- Born: Sheila Mary Dunn 11 April 1940 Wolverhampton, England
- Died: 3 March 2004 (aged 63) Twickenham, Middlesex, England
- Occupation: Actor
- Spouse: Douglas Camfield ​ ​(m. 1965; died 1984)​
- Children: 1

= Sheila Dunn =

English actress (1940–2004)

Sheila Mary Dunn (11 April 1940 – 3 March 2004) was an actress who worked both on television and in the theatre. She also performed under her married name, Sheila Camfield.
==Profile==
Dunn's father was Bill Dunn, a former ICI chairman who invented the bullet-proof engine for the Spitfire.

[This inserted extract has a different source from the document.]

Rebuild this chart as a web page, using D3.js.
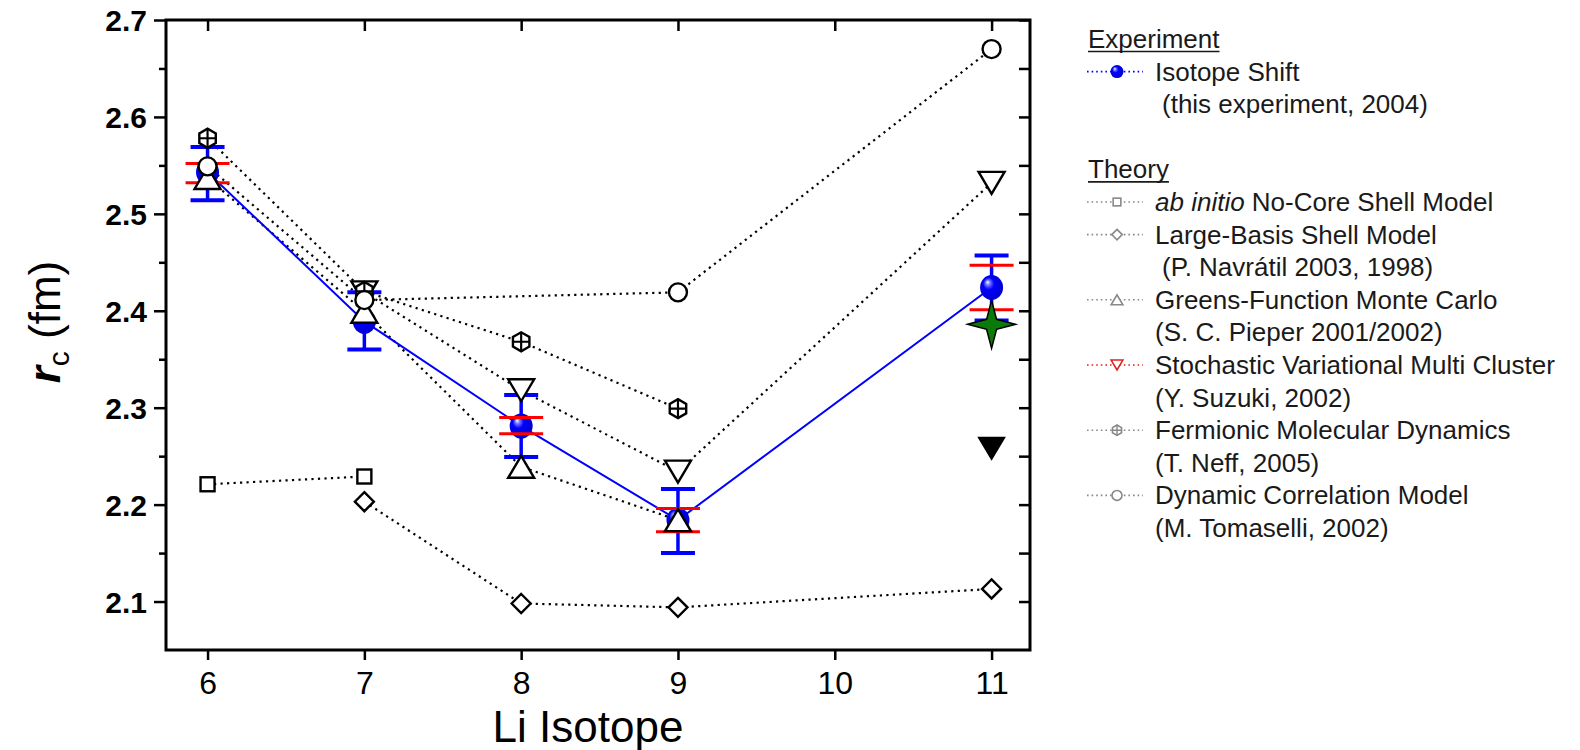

She appeared in two editions of The Wednesday Play in the early part of her career. In 1965 she married director Douglas Camfield, after which she appeared in a number of drama series and serials directed by him, including Shoestring, Target, and three Doctor Who serials: The Daleks' Master Plan (1965), The Invasion (1968) and Inferno (1970).

She also appeared in episodes of Z-Cars, The Bill, Kessler and Mistress of Hardwick.

Her most prolific role in the latter stages of her career was in the Harry Hill TV series in which she played Harry's mother.

For over 25 years she worked and performed for the Richmond Shakespeare Society in Twickenham, including in the box office and behind the bar, as well as on stage.

She died peacefully at her home in Twickenham on 3 March 2004. Her funeral was held on 15 March at Mortlake Crematorium, with a celebration of her life held afterwards at the Mary Wallace Theatre.